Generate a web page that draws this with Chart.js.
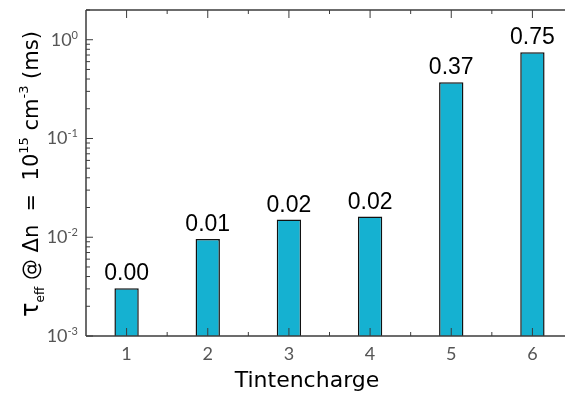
<!DOCTYPE html>
<html>
<head>
<meta charset="utf-8">
<script src="https://cdn.jsdelivr.net/npm/chart.js@4/dist/chart.umd.min.js"></script>
<style>
  html, body { margin: 0; padding: 0; background: #fff; overflow: hidden; }
  #wrap { width: 580px; height: 396px; }
</style>
</head>
<body>
<div id="wrap"><canvas id="c" width="580" height="396"></canvas></div>
<script>
// Lifetime per ink batch (ms), log scale
const categories = ['1', '2', '3', '4', '5', '6'];
const tauEff = [0.00304, 0.0096, 0.0151, 0.0162, 0.372, 0.748];
const yDecades = [0.001, 0.01, 0.1, 1];
const yExponents = ['-3', '-2', '-1', '0'];
const xTitle = 'Tintencharge';

const AXIS_FONT = 'Lato, "Open Sans", sans-serif';
const TITLE_FONT = '"DejaVu Sans", sans-serif';
const VALUE_FONT = '"Liberation Sans", Arial, sans-serif';
const FRAME = '#3c3c3c';
const TICK_TEXT = '#555555';

// Draws frame, inward ticks, tick labels, axis titles and value labels
const decor = {
  id: 'decor',
  afterDatasetsDraw(chart) {
    const ctx = chart.ctx;
    const a = chart.chartArea;
    const xs = chart.scales.x;
    const ys = chart.scales.y;
    ctx.save();

    // frame
    ctx.strokeStyle = FRAME;
    ctx.lineWidth = 1.5;
    ctx.beginPath();
    ctx.moveTo(a.left, a.top); ctx.lineTo(a.right, a.top);
    ctx.moveTo(a.left, a.top); ctx.lineTo(a.left, a.bottom);
    ctx.moveTo(a.left, a.bottom); ctx.lineTo(a.right, a.bottom);
    ctx.moveTo(a.right, a.top); ctx.lineTo(a.right, a.bottom);
    ctx.stroke();

    // y ticks (major decades + minor 2..9)
    ctx.lineWidth = 1;
    ctx.beginPath();
    for (let d = 0; d < yDecades.length; d++) {
      const dec = yDecades[d];
      const y = ys.getPixelForValue(dec);
      ctx.moveTo(a.left, y); ctx.lineTo(a.left + 7, y);
      for (let m = 2; m <= 9; m++) {
        const v = dec * m;
        if (v > ys.max) break;
        const ym = ys.getPixelForValue(v);
        ctx.moveTo(a.left, ym); ctx.lineTo(a.left + 4, ym);
      }
    }
    // x ticks at categories and half-way points, top and bottom
    const step = xs.getPixelForValue(1) - xs.getPixelForValue(0);
    for (let i = 0; i < categories.length; i++) {
      const x = xs.getPixelForValue(i);
      ctx.moveTo(x, a.bottom); ctx.lineTo(x, a.bottom - 8);
      ctx.moveTo(x, a.top); ctx.lineTo(x, a.top + 8);
      const h = x + step / 2;
      ctx.moveTo(h, a.bottom); ctx.lineTo(h, a.bottom - 4);
      ctx.moveTo(h, a.top); ctx.lineTo(h, a.top + 4);
    }
    ctx.stroke();

    // y tick labels: 10 with superscript exponent
    ctx.fillStyle = TICK_TEXT;
    ctx.textBaseline = 'alphabetic';
    for (let d = 0; d < yDecades.length; d++) {
      const y = ys.getPixelForValue(yDecades[d]);
      ctx.font = '11px ' + AXIS_FONT;
      ctx.textAlign = 'right';
      const expW = ctx.measureText(yExponents[d]).width;
      ctx.fillText(yExponents[d], a.left - 8, y - 1);
      ctx.font = '18px ' + AXIS_FONT;
      ctx.fillText('10', a.left - 8 - expW, y + 6);
    }

    // x tick labels
    ctx.font = '18px ' + AXIS_FONT;
    ctx.textAlign = 'center';
    ctx.textBaseline = 'middle';
    for (let i = 0; i < categories.length; i++) {
      ctx.fillText(categories[i], xs.getPixelForValue(i), 354);
    }

    // x axis title
    ctx.fillStyle = '#000';
    ctx.font = '22px ' + TITLE_FONT;
    ctx.fillText(xTitle, 307, 381);

    // y axis title with sub/superscripts, rotated
    const segs = [
      { t: '\u03C4', s: 24, dy: 0 },
      { t: 'eff', s: 12, dy: 6 },
      { t: ' @ \u0394n  =  10', s: 21, dy: 0 },
      { t: '15', s: 13, dy: -10 },
      { t: ' cm', s: 21, dy: 0 },
      { t: '-3', s: 13, dy: -10 },
      { t: ' (ms)', s: 21, dy: 0 }
    ];
    let total = 0;
    for (const sg of segs) {
      ctx.font = sg.s + 'px ' + TITLE_FONT;
      sg.w = ctx.measureText(sg.t).width;
      total += sg.w;
    }
    ctx.save();
    ctx.translate(38, 174);
    ctx.rotate(-Math.PI / 2);
    ctx.textAlign = 'left';
    ctx.textBaseline = 'alphabetic';
    let cx = -total / 2;
    for (const sg of segs) {
      ctx.font = sg.s + 'px ' + TITLE_FONT;
      ctx.fillText(sg.t, cx, sg.dy);
      cx += sg.w;
    }
    ctx.restore();

    // value labels above bars
    const meta = chart.getDatasetMeta(0);
    ctx.font = '23px ' + VALUE_FONT;
    ctx.textAlign = 'center';
    ctx.textBaseline = 'alphabetic';
    ctx.fillStyle = '#000';
    meta.data.forEach((bar, i) => {
      ctx.fillText(tauEff[i].toFixed(2), bar.x, bar.y - 8);
    });

    ctx.restore();
  }
};

new Chart(document.getElementById('c'), {
  type: 'bar',
  data: {
    labels: categories,
    datasets: [{
      data: tauEff,
      backgroundColor: '#15B1D1',
      borderColor: '#111111',
      borderWidth: 1.5,
      borderSkipped: 'bottom',
      barPercentage: 0.3,
      categoryPercentage: 1.0
    }]
  },
  options: {
    responsive: false,
    animation: false,
    devicePixelRatio: 1,
    layout: { padding: { left: 86, top: 10, right: 7, bottom: 60 } },
    plugins: { legend: { display: false }, tooltip: { enabled: false } },
    scales: {
      x: { type: 'category', offset: true, display: false },
      y: { type: 'logarithmic', min: 0.001, max: 2, display: false }
    }
  },
  plugins: [decor]
});
</script>
</body>
</html>
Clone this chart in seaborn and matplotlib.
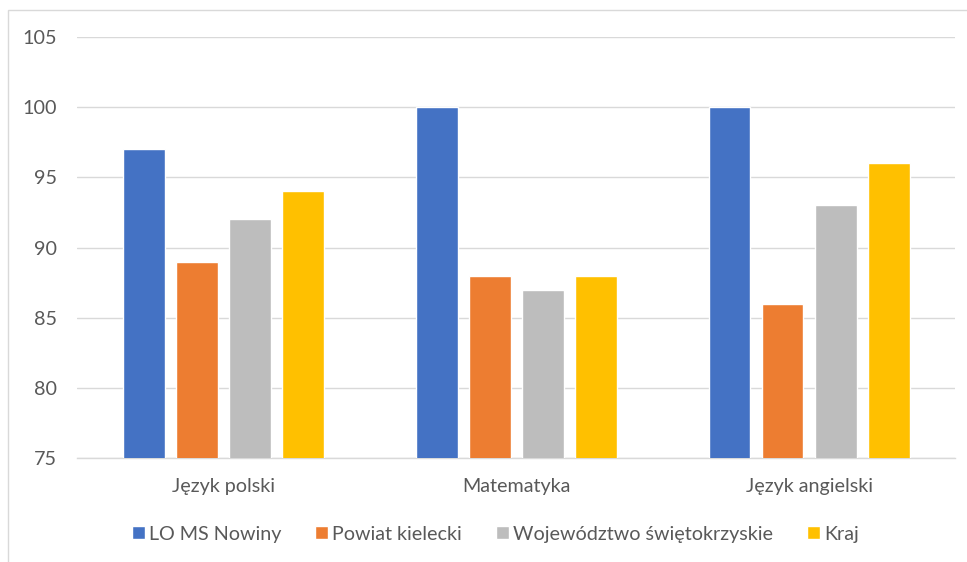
import pandas as pd
import matplotlib.pyplot as plt
import seaborn as sns
from matplotlib.patches import Rectangle

# dane z wykresu
subjects = ["Język polski", "Matematyka", "Język angielski"]
series = ["LO MS Nowiny", "Powiat kielecki", "Województwo świętokrzyskie", "Kraj"]
lo_ms_nowiny = [97, 100, 100]
powiat = [89, 88, 86]
wojewodztwo = [92, 87, 93]
kraj = [94, 88, 96]

colors = ["#4472C4", "#ED7D31", "#BDBDBD", "#FFC000"]
TXT = "#595959"
FS = 14.2

sns.set_theme(style="white")
plt.rcParams["font.family"] = ["Lato", "DejaVu Sans"]


def build_df():
    rows = []
    for name, vals in zip(series, [lo_ms_nowiny, powiat, wojewodztwo, kraj]):
        for subj, v in zip(subjects, vals):
            rows.append({"przedmiot": subj, "seria": name, "wynik": v})
    return pd.DataFrame(rows)


df = build_df()

fig = plt.figure(figsize=(9.67, 5.62), dpi=100)
ax = fig.add_axes([0.080, 0.185, 0.908, 0.749])

sns.barplot(data=df, x="przedmiot", y="wynik", hue="seria", hue_order=series,
            palette=colors, width=0.725, gap=0.21, saturation=1, ax=ax,
            errorbar=None, zorder=3)

ax.set_ylim(75, 105)
ax.set_yticks(range(75, 106, 5))
ax.set_xlim(-0.5, 2.5)
ax.yaxis.grid(True, color="#D9D9D9", linewidth=1, zorder=0)
ax.set_axisbelow(True)
for s in ["top", "right", "left"]:
    ax.spines[s].set_visible(False)
ax.spines["bottom"].set_color("#D9D9D9")
ax.spines["bottom"].set_linewidth(1)
ax.set_xlabel("")
ax.set_ylabel("")
ax.tick_params(axis="both", length=0, colors=TXT, labelsize=FS)
ax.tick_params(axis="x", pad=14.5)
ax.tick_params(axis="y", pad=15)

ax.legend(loc="center", bbox_to_anchor=(0.476, -0.181), ncol=4, frameon=False,
          fontsize=FS, labelcolor=TXT, handlelength=0.66, handleheight=0.66,
          handletextpad=0.2, columnspacing=1.72)

# ramka obszaru wykresu
fig.patches.append(Rectangle((8 / 967, -0.01), 1.0, 1 - 10 / 562 + 0.01,
                             transform=fig.transFigure, fill=False,
                             edgecolor="#D9D9D9", linewidth=1))

fig.savefig("out.png", dpi=100)
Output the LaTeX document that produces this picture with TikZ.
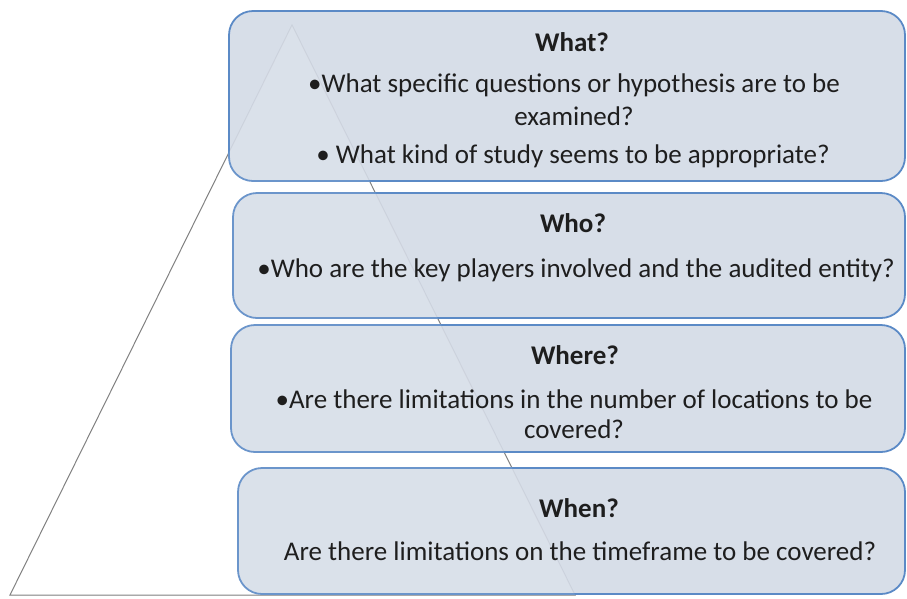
*****
* [Given task] With pictures left out, extract the lines from the one containing "Clone this chart in seaborn and matplotlib." to the end of the material above, both included, exactly as written.

* [Output for this task]
Clone this chart in seaborn and matplotlib.
import pandas as pd
import matplotlib.pyplot as plt
import seaborn as sns
from matplotlib.patches import Rectangle

# dane z wykresu
subjects = ["Język polski", "Matematyka", "Język angielski"]
series = ["LO MS Nowiny", "Powiat kielecki", "Województwo świętokrzyskie", "Kraj"]
lo_ms_nowiny = [97, 100, 100]
powiat = [89, 88, 86]
wojewodztwo = [92, 87, 93]
kraj = [94, 88, 96]

colors = ["#4472C4", "#ED7D31", "#BDBDBD", "#FFC000"]
TXT = "#595959"
FS = 14.2

sns.set_theme(style="white")
plt.rcParams["font.family"] = ["Lato", "DejaVu Sans"]


def build_df():
    rows = []
    for name, vals in zip(series, [lo_ms_nowiny, powiat, wojewodztwo, kraj]):
        for subj, v in zip(subjects, vals):
            rows.append({"przedmiot": subj, "seria": name, "wynik": v})
    return pd.DataFrame(rows)


df = build_df()

fig = plt.figure(figsize=(9.67, 5.62), dpi=100)
ax = fig.add_axes([0.080, 0.185, 0.908, 0.749])

sns.barplot(data=df, x="przedmiot", y="wynik", hue="seria", hue_order=series,
            palette=colors, width=0.725, gap=0.21, saturation=1, ax=ax,
            errorbar=None, zorder=3)

ax.set_ylim(75, 105)
ax.set_yticks(range(75, 106, 5))
ax.set_xlim(-0.5, 2.5)
ax.yaxis.grid(True, color="#D9D9D9", linewidth=1, zorder=0)
ax.set_axisbelow(True)
for s in ["top", "right", "left"]:
    ax.spines[s].set_visible(False)
ax.spines["bottom"].set_color("#D9D9D9")
ax.spines["bottom"].set_linewidth(1)
ax.set_xlabel("")
ax.set_ylabel("")
ax.tick_params(axis="both", length=0, colors=TXT, labelsize=FS)
ax.tick_params(axis="x", pad=14.5)
ax.tick_params(axis="y", pad=15)

ax.legend(loc="center", bbox_to_anchor=(0.476, -0.181), ncol=4, frameon=False,
          fontsize=FS, labelcolor=TXT, handlelength=0.66, handleheight=0.66,
          handletextpad=0.2, columnspacing=1.72)

# ramka obszaru wykresu
fig.patches.append(Rectangle((8 / 967, -0.01), 1.0, 1 - 10 / 562 + 0.01,
                             transform=fig.transFigure, fill=False,
                             edgecolor="#D9D9D9", linewidth=1))

fig.savefig("out.png", dpi=100)
Output the LaTeX document that produces this picture with TikZ.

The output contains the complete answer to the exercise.